Ld. DR on the other hand strongly supported the order of the ld. CIT(A).
He submitted that by not declaring the correct short term capital gain, the assessee has concealed its particulars and furnished inaccurate particulars.
Therefore, ld. CIT(A) was fully justified in sustaining the penalty levied by the Assessing Officer u/s 271(1)(c) of the I.T. Act.
I have considered the rival arguments made by both the sides, perused the orders of the Assessing Officer and the ld. CIT(A) and the Paper Book filed on behalf of the assessee. I have also considered the various decisions cited before me. It is an admitted fact that the assessee in her return of income has not disclosed the correct receipts since there was difference in Form 26AS and income declared. I find on being questioned by the Assessing Officer during the course of assessment proceedings, the assessee surrendered the amount and the Assessing Officer thereafter levied penalty u/s 271(1)(c) which has been sustained by the ld. CIT(A). It is the submission of the ld. counsel for the assessee this was an inadvertent error on the part of the assessee since the bank account was not obtained and, therefore, penalty should not be levied since it was a bona-fide mistake. It is also the alternate contention of the ld. counsel for the assessee that inappropriate words in the notice has not been struck off and the notice does not specify as to whether the assessee has furnished inaccurate particulars of income or concealed its particulars of income.

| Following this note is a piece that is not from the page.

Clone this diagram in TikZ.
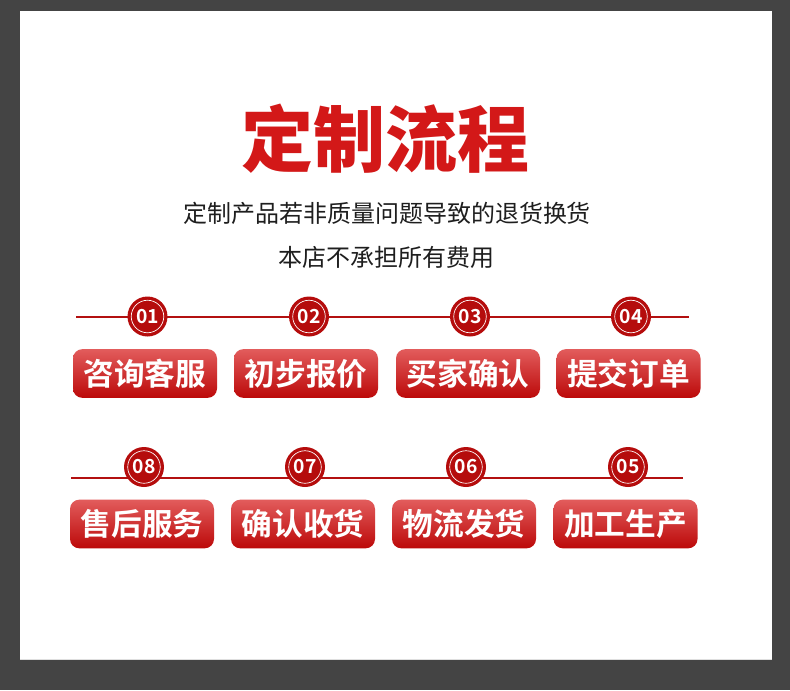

I find some force in the alternate argument of the ld. counsel for the assessee. A perusal of the notice issued for levied of penalty, a copy of which has been filed during the course of hearing shows that the inappropriate words in the said notice have not been struck off and the notice does not specify as to whether penalty is being levied for concealing the particulars of income or for furnishing inaccurate particulars of such income. I find the Hon’ble Karnataka High Court in the case of CIT vs. Manjunatha Cotton and Ginning Factory reported in 359 ITR 656 has held that where the inappropriate words in the notice issued for levy of penalty are not struck off and the notice does not specify as to whether the assessee has concealed its particulars of income or furnished inaccurate particulars of income, penalty u/s 271(1)(c) is liable to be deleted. I find the SLP filed by the Revenue was dismissed by the Hon'ble Supreme Court vide C.C. No.11485/2016 order dated 05.08.2016. Since in the instance case also, the Assessing Officer has not struck off the inappropriate words and the notice does not specify as to whether the penalty is levied for furnishing inaccurate particulars of income or for concealing particulars of income, therefore, in view of the ratio laid down by the Hon’ble Karnataka High Court in the case of Manjunatha Cotton and Ginning Factory (supra), the penalty levied by the Assessing Officer and sustained by the ld. CIT(A) is liable to be deleted. In view of the above discussion, the order of the ld. CIT(A) is set-aside and the grounds raised by the assessee are allowed.
In the result, the appeal filed by the assessee is allowed. Order pronounced in the open Court on this 26th July, 2018.